AMY SCOTT: Let's say you own a house. If you want to know how much it's worth, you see what people are paying for similar houses down the block. That's mark-to-market accounting. Putting a value on something based on what the market will pay.
Of course, you might think your house is worth a lot more than the market does right now. Banks feel the same way about some of their mortgage-backed securities. Today the Financial Accounting Standards Board voted to give banks more leeway in saying what some of those securities are worth.
John Gavin runs Disclosure Insight, a research service for investors. He calls the decision a disappointment.
JOHN GAVIN: If a company can essentially make up whatever numbers they want, that really compromises the integrity of those disclosures.
So why have bank stocks been going up since the accounting board first announced its proposal a few weeks ago? Analyst Stuart Plesser follows the industry for Standard & Poor's. He says investors seem to think bank earnings will look a lot stronger now. But he says those banks may be more inclined to report losses if they're not as bad.

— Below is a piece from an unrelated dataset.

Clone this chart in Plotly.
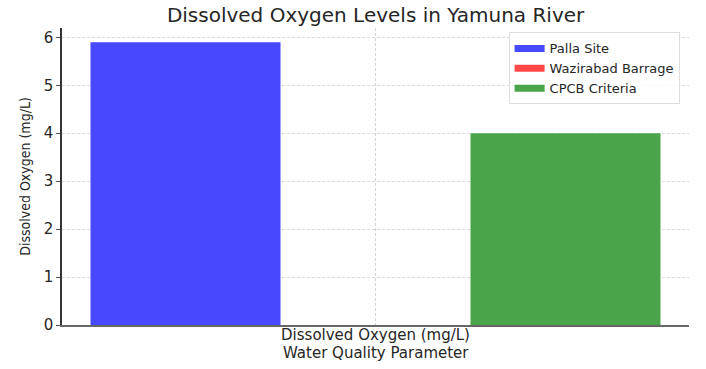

STUART PLESSER: Ironically, this might even result in more impairment charges coming out.
The ruling today could also hurt the Treasury Department's efforts to get banks to unload their troubled assets to investors.
DAN RIPP: It kind of neuters Secretary Geithner's plan.
That's Dan Ripp. He's president of research firm Bradley Woods and Company. Ripp says if banks don't have to take heavy losses on their mortgage bonds, they may just hold onto them.
RIPP: There's a disincentive for banks to sell those securities at depressed prices when they can keep them on their balance sheets at higher prices by virtue of the new ruling.
Ripp agrees the accounting rules need to be fixed to more accurately portray what banks have on their books. But he says the timing of the new rule may prolong the pain.
In New York, I'm Amy Scott for Marketplace.